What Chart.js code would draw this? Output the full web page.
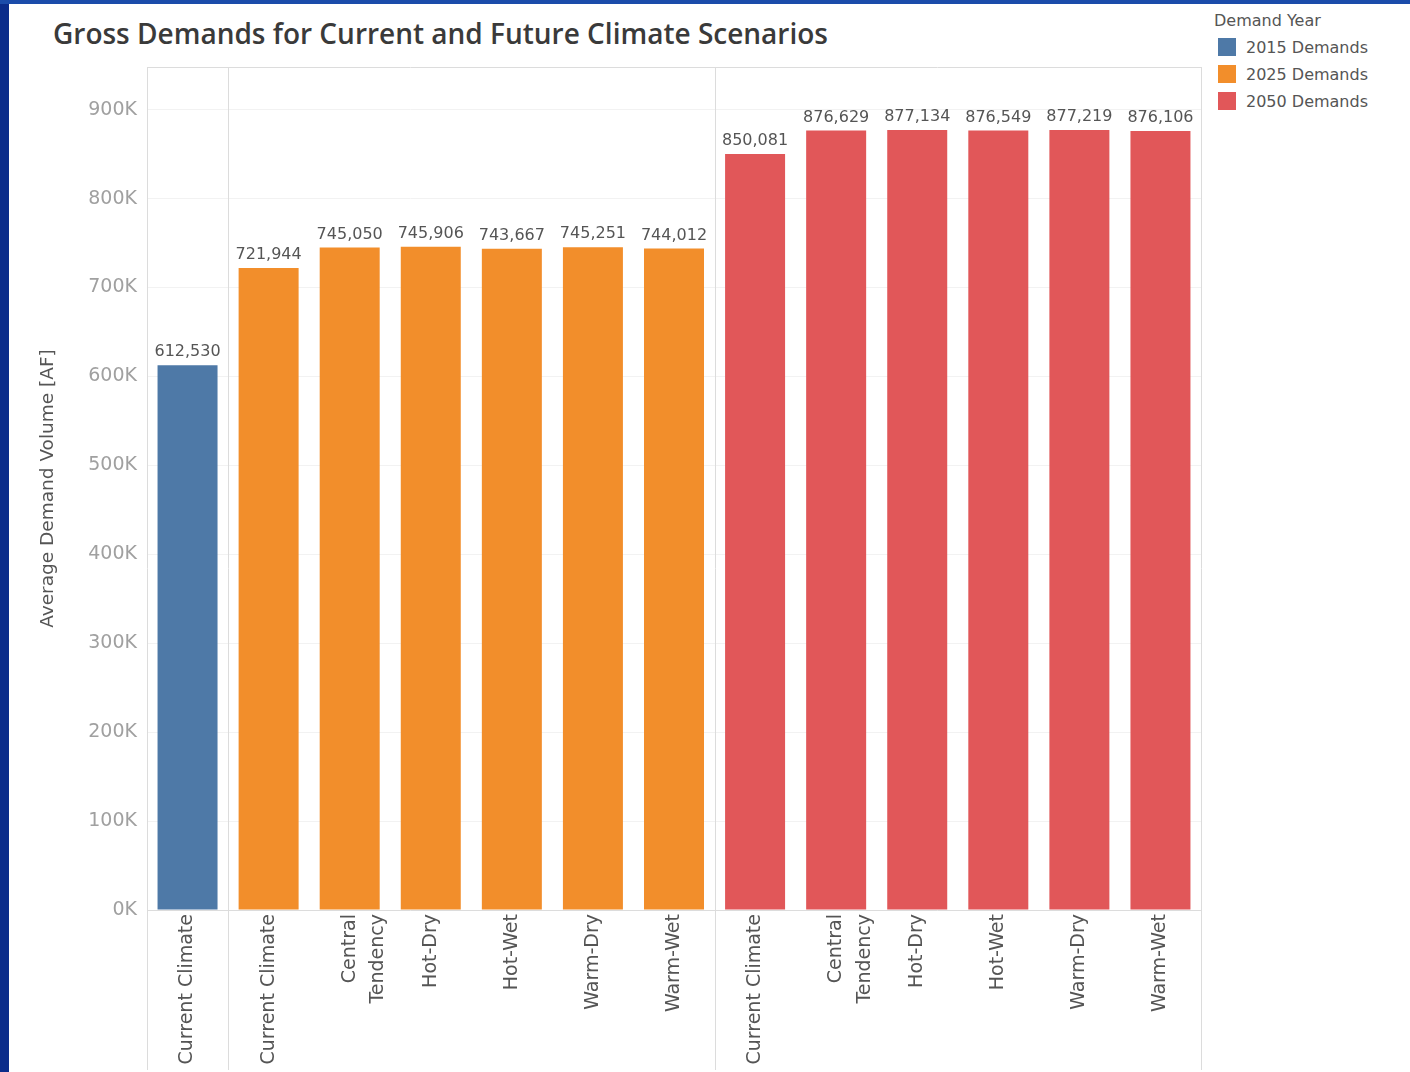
<!DOCTYPE html>
<html>
<head>
<meta charset="utf-8">
<title>Gross Demands for Current and Future Climate Scenarios</title>
<script src="https://cdn.jsdelivr.net/npm/chart.js@4.4.1/dist/chart.umd.min.js"></script>
<style>
  body { margin: 0; width: 1410px; height: 1072px; background: #0b2c8a; overflow: hidden; }
  #topbar { position: absolute; left: 0; top: 0; width: 1410px; height: 4px; background: #1b4caa; }
  #panel { position: absolute; left: 9px; top: 4px; width: 1401px; height: 1068px; background: #fff; }
  #title { position: absolute; left: 44px; top: 10px; font: 600 28px "Open Sans"; color: #3a3a3a; white-space: nowrap; }
  #legend { position: absolute; left: 1205px; top: 7px; font: 16px "DejaVu Sans"; color: #555; }
  #legend .head { margin-bottom: 8px; }
  #legend .item { display: flex; align-items: center; height: 18px; margin: 0 0 9px 4px; }
  #legend .swatch { width: 18px; height: 18px; margin-right: 10px; }
  #myChart { position: absolute; left: 0; top: 0; }
</style>
</head>
<body>
<div id="topbar"></div>
<div id="panel">
  <div id="title">Gross Demands for Current and Future Climate Scenarios</div>
  <div id="legend"></div>
  <canvas id="myChart" width="1401" height="1068"></canvas>
</div>
<script>
// scenarios and average gross demands (AF) per demand year
const scenarios2015 = ["Current Climate"];
const values2015 = [612530];

const scenarios2025 = ["Current Climate", ["Central", "Tendency"], "Hot-Dry", "Hot-Wet", "Warm-Dry", "Warm-Wet"];
const values2025 = [721944, 745050, 745906, 743667, 745251, 744012];

const scenarios2050 = ["Current Climate", ["Central", "Tendency"], "Hot-Dry", "Hot-Wet", "Warm-Dry", "Warm-Wet"];
const values2050 = [850081, 876629, 877134, 876549, 877219, 876106];

const seriesNames = ["2015 Demands", "2025 Demands", "2050 Demands"];
const seriesColors = ["#4e79a7", "#f28e2b", "#e15759"];

const yTicks = [0, 100000, 200000, 300000, 400000, 500000, 600000, 700000, 800000, 900000];
const yMax = 948000;

const labels = [...scenarios2015, ...scenarios2025, ...scenarios2050];
const n1 = scenarios2015.length;
const n2 = scenarios2025.length;
const n3 = scenarios2050.length;

const blanks = (n) => Array(n).fill(null);
const data2015 = [...values2015, ...blanks(n2 + n3)];
const data2025 = [...blanks(n1), ...values2025, ...blanks(n3)];
const data2050 = [...blanks(n1 + n2), ...values2050];

// pane edges (in category slots) for the divider lines
const paneEdges = [0, n1, n1 + n2, n1 + n2 + n3];

Chart.defaults.font.family = "'DejaVu Sans', sans-serif";

const paneLines = {
  id: "paneLines",
  beforeDatasetsDraw(chart) {
    const { ctx, chartArea, scales } = chart;
    const x = scales.x;
    const slot = (x.right - x.left) / labels.length;
    ctx.save();
    ctx.strokeStyle = "#dcdcdc";
    ctx.lineWidth = 1;
    ctx.beginPath();
    ctx.moveTo(chartArea.left, Math.round(chartArea.top) + 0.5);
    ctx.lineTo(chartArea.right, Math.round(chartArea.top) + 0.5);
    ctx.moveTo(chartArea.left, Math.round(chartArea.bottom) + 0.5);
    ctx.lineTo(chartArea.right, Math.round(chartArea.bottom) + 0.5);
    paneEdges.forEach((e) => {
      const px = Math.round(x.left + e * slot) + 0.5;
      ctx.moveTo(px, chartArea.top);
      ctx.lineTo(px, chart.height - 2);
    });
    ctx.stroke();
    ctx.restore();
  },
};

const valueLabels = {
  id: "valueLabels",
  afterDatasetsDraw(chart) {
    const { ctx } = chart;
    ctx.save();
    ctx.font = "16px 'DejaVu Sans'";
    ctx.fillStyle = "#555";
    ctx.textAlign = "center";
    ctx.textBaseline = "bottom";
    chart.data.datasets.forEach((ds, i) => {
      const meta = chart.getDatasetMeta(i);
      meta.data.forEach((bar, j) => {
        const v = ds.data[j];
        if (v == null) return;
        ctx.fillText(v.toLocaleString("en-US"), bar.x, bar.y - 5);
      });
    });
    ctx.restore();
  },
};

const chart = new Chart(document.getElementById("myChart"), {
  type: "bar",
  data: {
    labels: labels,
    datasets: [
      { label: seriesNames[0], data: data2015, backgroundColor: seriesColors[0] },
      { label: seriesNames[1], data: data2025, backgroundColor: seriesColors[1] },
      { label: seriesNames[2], data: data2050, backgroundColor: seriesColors[2] },
    ],
  },
  options: {
    responsive: false,
    animation: false,
    grouped: false,
    barPercentage: 0.74,
    categoryPercentage: 1,
    layout: { padding: { top: 63, right: 209, bottom: 0, left: 0 } },
    plugins: {
      legend: { display: false },
      tooltip: { enabled: false },
    },
    scales: {
      x: {
        grid: { display: false },
        border: { display: false },
        ticks: {
          color: "#555",
          font: { size: 19, lineHeight: 1.5 },
          minRotation: 90,
          maxRotation: 90,
          padding: -4,
          autoSkip: false,
        },
        afterFit(scale) {
          scale.height = 162;
        },
      },
      y: {
        min: 0,
        max: yMax,
        border: { display: false },
        grid: { color: "#f2f2f2", drawTicks: false },
        afterBuildTicks(scale) {
          scale.ticks = yTicks.map((v) => ({ value: v }));
        },
        ticks: {
          color: "#a0a0a0",
          font: { size: 19 },
          padding: 10,
          callback: (v) => v / 1000 + "K",
        },
        title: {
          display: true,
          text: "Average Demand Volume [AF]",
          color: "#555",
          font: { size: 18.5 },
          padding: { top: 28, bottom: 0 },
        },
        afterFit(scale) {
          scale.width = 138;
        },
      },
    },
  },
  plugins: [paneLines, valueLabels],
});

// legend built from the chart's datasets
const legend = document.getElementById("legend");
legend.innerHTML = '<div class="head">Demand Year</div>' +
  chart.data.datasets.map((ds) =>
    '<div class="item"><span class="swatch" style="background:' + ds.backgroundColor + '"></span>' + ds.label + "</div>"
  ).join("");
</script>
</body>
</html>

Prompt:
Quote the listing above in full, except for the pictures.

Answer for the task:
What Chart.js code would draw this? Output the full web page.
<!DOCTYPE html>
<html>
<head>
<meta charset="utf-8">
<title>Gross Demands for Current and Future Climate Scenarios</title>
<script src="https://cdn.jsdelivr.net/npm/chart.js@4.4.1/dist/chart.umd.min.js"></script>
<style>
  body { margin: 0; width: 1410px; height: 1072px; background: #0b2c8a; overflow: hidden; }
  #topbar { position: absolute; left: 0; top: 0; width: 1410px; height: 4px; background: #1b4caa; }
  #panel { position: absolute; left: 9px; top: 4px; width: 1401px; height: 1068px; background: #fff; }
  #title { position: absolute; left: 44px; top: 10px; font: 600 28px "Open Sans"; color: #3a3a3a; white-space: nowrap; }
  #legend { position: absolute; left: 1205px; top: 7px; font: 16px "DejaVu Sans"; color: #555; }
  #legend .head { margin-bottom: 8px; }
  #legend .item { display: flex; align-items: center; height: 18px; margin: 0 0 9px 4px; }
  #legend .swatch { width: 18px; height: 18px; margin-right: 10px; }
  #myChart { position: absolute; left: 0; top: 0; }
</style>
</head>
<body>
<div id="topbar"></div>
<div id="panel">
  <div id="title">Gross Demands for Current and Future Climate Scenarios</div>
  <div id="legend"></div>
  <canvas id="myChart" width="1401" height="1068"></canvas>
</div>
<script>
// scenarios and average gross demands (AF) per demand year
const scenarios2015 = ["Current Climate"];
const values2015 = [612530];

const scenarios2025 = ["Current Climate", ["Central", "Tendency"], "Hot-Dry", "Hot-Wet", "Warm-Dry", "Warm-Wet"];
const values2025 = [721944, 745050, 745906, 743667, 745251, 744012];

const scenarios2050 = ["Current Climate", ["Central", "Tendency"], "Hot-Dry", "Hot-Wet", "Warm-Dry", "Warm-Wet"];
const values2050 = [850081, 876629, 877134, 876549, 877219, 876106];

const seriesNames = ["2015 Demands", "2025 Demands", "2050 Demands"];
const seriesColors = ["#4e79a7", "#f28e2b", "#e15759"];

const yTicks = [0, 100000, 200000, 300000, 400000, 500000, 600000, 700000, 800000, 900000];
const yMax = 948000;

const labels = [...scenarios2015, ...scenarios2025, ...scenarios2050];
const n1 = scenarios2015.length;
const n2 = scenarios2025.length;
const n3 = scenarios2050.length;

const blanks = (n) => Array(n).fill(null);
const data2015 = [...values2015, ...blanks(n2 + n3)];
const data2025 = [...blanks(n1), ...values2025, ...blanks(n3)];
const data2050 = [...blanks(n1 + n2), ...values2050];

// pane edges (in category slots) for the divider lines
const paneEdges = [0, n1, n1 + n2, n1 + n2 + n3];

Chart.defaults.font.family = "'DejaVu Sans', sans-serif";

const paneLines = {
  id: "paneLines",
  beforeDatasetsDraw(chart) {
    const { ctx, chartArea, scales } = chart;
    const x = scales.x;
    const slot = (x.right - x.left) / labels.length;
    ctx.save();
    ctx.strokeStyle = "#dcdcdc";
    ctx.lineWidth = 1;
    ctx.beginPath();
    ctx.moveTo(chartArea.left, Math.round(chartArea.top) + 0.5);
    ctx.lineTo(chartArea.right, Math.round(chartArea.top) + 0.5);
    ctx.moveTo(chartArea.left, Math.round(chartArea.bottom) + 0.5);
    ctx.lineTo(chartArea.right, Math.round(chartArea.bottom) + 0.5);
    paneEdges.forEach((e) => {
      const px = Math.round(x.left + e * slot) + 0.5;
      ctx.moveTo(px, chartArea.top);
      ctx.lineTo(px, chart.height - 2);
    });
    ctx.stroke();
    ctx.restore();
  },
};

const valueLabels = {
  id: "valueLabels",
  afterDatasetsDraw(chart) {
    const { ctx } = chart;
    ctx.save();
    ctx.font = "16px 'DejaVu Sans'";
    ctx.fillStyle = "#555";
    ctx.textAlign = "center";
    ctx.textBaseline = "bottom";
    chart.data.datasets.forEach((ds, i) => {
      const meta = chart.getDatasetMeta(i);
      meta.data.forEach((bar, j) => {
        const v = ds.data[j];
        if (v == null) return;
        ctx.fillText(v.toLocaleString("en-US"), bar.x, bar.y - 5);
      });
    });
    ctx.restore();
  },
};

const chart = new Chart(document.getElementById("myChart"), {
  type: "bar",
  data: {
    labels: labels,
    datasets: [
      { label: seriesNames[0], data: data2015, backgroundColor: seriesColors[0] },
      { label: seriesNames[1], data: data2025, backgroundColor: seriesColors[1] },
      { label: seriesNames[2], data: data2050, backgroundColor: seriesColors[2] },
    ],
  },
  options: {
    responsive: false,
    animation: false,
    grouped: false,
    barPercentage: 0.74,
    categoryPercentage: 1,
    layout: { padding: { top: 63, right: 209, bottom: 0, left: 0 } },
    plugins: {
      legend: { display: false },
      tooltip: { enabled: false },
    },
    scales: {
      x: {
        grid: { display: false },
        border: { display: false },
        ticks: {
          color: "#555",
          font: { size: 19, lineHeight: 1.5 },
          minRotation: 90,
          maxRotation: 90,
          padding: -4,
          autoSkip: false,
        },
        afterFit(scale) {
          scale.height = 162;
        },
      },
      y: {
        min: 0,
        max: yMax,
        border: { display: false },
        grid: { color: "#f2f2f2", drawTicks: false },
        afterBuildTicks(scale) {
          scale.ticks = yTicks.map((v) => ({ value: v }));
        },
        ticks: {
          color: "#a0a0a0",
          font: { size: 19 },
          padding: 10,
          callback: (v) => v / 1000 + "K",
        },
        title: {
          display: true,
          text: "Average Demand Volume [AF]",
          color: "#555",
          font: { size: 18.5 },
          padding: { top: 28, bottom: 0 },
        },
        afterFit(scale) {
          scale.width = 138;
        },
      },
    },
  },
  plugins: [paneLines, valueLabels],
});

// legend built from the chart's datasets
const legend = document.getElementById("legend");
legend.innerHTML = '<div class="head">Demand Year</div>' +
  chart.data.datasets.map((ds) =>
    '<div class="item"><span class="swatch" style="background:' + ds.backgroundColor + '"></span>' + ds.label + "</div>"
  ).join("");
</script>
</body>
</html>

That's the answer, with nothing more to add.